Planner Inputs
Example Data Table
This example shows how a 12-week plan can progress from base work into build, recovery, and taper structure.
| Week | Phase | Hours | Long Ride | Est. TSS | Purpose |
|---|---|---|---|---|---|
| 1 | Base | 6.4 h | 2.3 h | 345 | Set routine and build consistency. |
| 4 | Recovery | 5.0 h | 1.8 h | 244 | Absorb work and reduce fatigue. |
| 8 | Build | 8.0 h | 3.0 h | 465 | Raise quality and event-specific fitness. |
| 12 | Taper | 4.8 h | 1.8 h | 273 | Maintain freshness for key riding. |
Formula Used
Starting volume: Starting weekly hours = available weekly hours × starting factor. The factor depends on experience so beginners ramp more carefully than advanced riders.
Build progression: Next build week hours = current week hours × (1 + ramp rate). Ramp rate changes with experience and intensity profile.
Recovery week: Recovery week hours = last build week hours × recovery factor.

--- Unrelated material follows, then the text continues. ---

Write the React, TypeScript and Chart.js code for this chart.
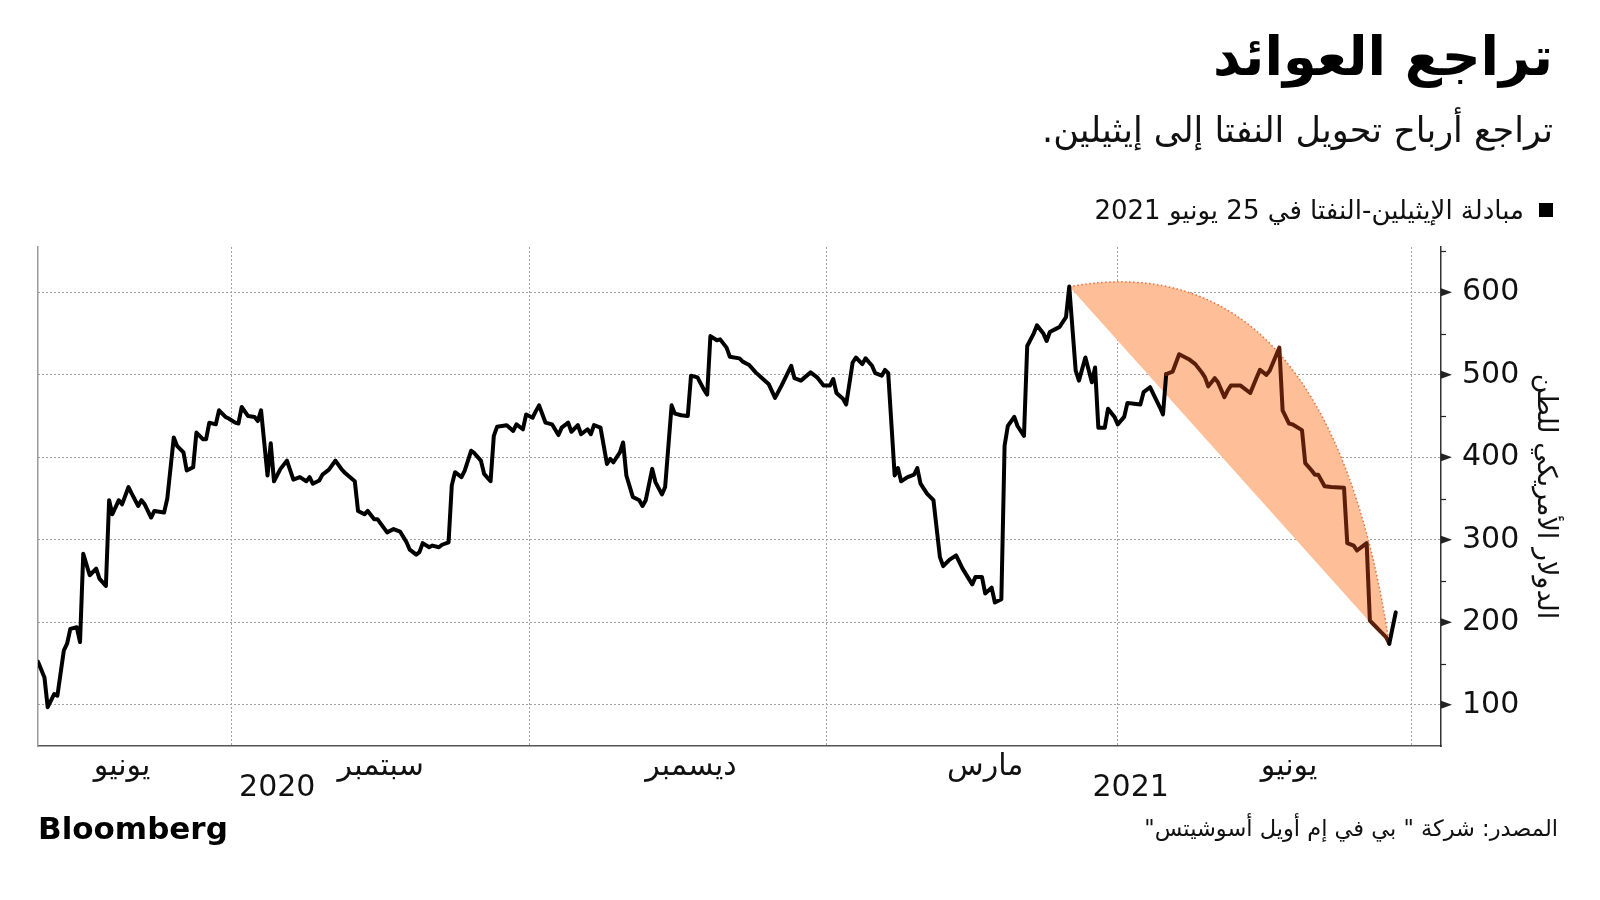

This drops stress while keeping some training rhythm.
Long ride target: Long ride hours = weekly hours × phase share, capped by your weekend availability and maximum long ride limit.
Estimated training load: TSS = weekly hours × 100 × composite IF². Composite intensity factor is blended from low and high intensity time shares.
Power zones: Zone ranges use FTP percentages, such as endurance at 56% to 75% of FTP and threshold at 91% to 105%.
How to Use This Calculator
- Enter how many weeks you want in the plan and your realistic weekly training hours.
- Choose how many days you can train and how much time you usually have on weekdays and weekends.
- Set your maximum safe long ride and your current long ride so the planner respects your present workload.
- Select your goal, experience level, intensity profile, recovery rhythm, and key weekend day.
- Optionally enter FTP to generate practical power zones for endurance, tempo, threshold, and VO2 sessions.
- Click Create Training Plan to show the result section above the form, including the graph, tables, and exports.
- Use the CSV button for spreadsheets and the PDF button for shareable summaries.
- Review the representative week to check that the plan fits your actual schedule before following it.
FAQs
1. What does this planner actually optimize?
It balances training time, workout distribution, recovery timing, and long-ride progression so your weekly schedule stays realistic while fitness improves steadily.
2. Is the plan useful without FTP?
Yes. The planner still builds weekly hours, intensity balance, recovery weeks, and a schedule template. FTP only adds a more precise zone guide.
3. Why are recovery weeks important?
Recovery weeks lower accumulated fatigue, improve adaptation, and make later build weeks more productive. Skipping them often leads to poor consistency.
4. Which intensity profile should I choose?
Polarized favors more easy volume, balanced suits most riders, and time-crunched raises intensity when available hours are limited.
5. Can I use this for commuting cyclists?
Yes. Enter realistic weekly hours and training days, then treat some endurance rides as structured commutes if they match the intended duration.
6. Does the plan replace coaching?
No. It is a planning tool, not medical or coaching advice. Adjust for health, fatigue, terrain, race demands, and recovery response.
7. How should I interpret estimated TSS?
TSS is a workload estimate. Use it to compare weeks and watch trend direction, not as an absolute measure of performance or readiness.
8. Can I regenerate the plan often?
Yes. Rebuild the plan whenever your available hours, long-ride tolerance, goal, or event timing changes so the schedule stays practical.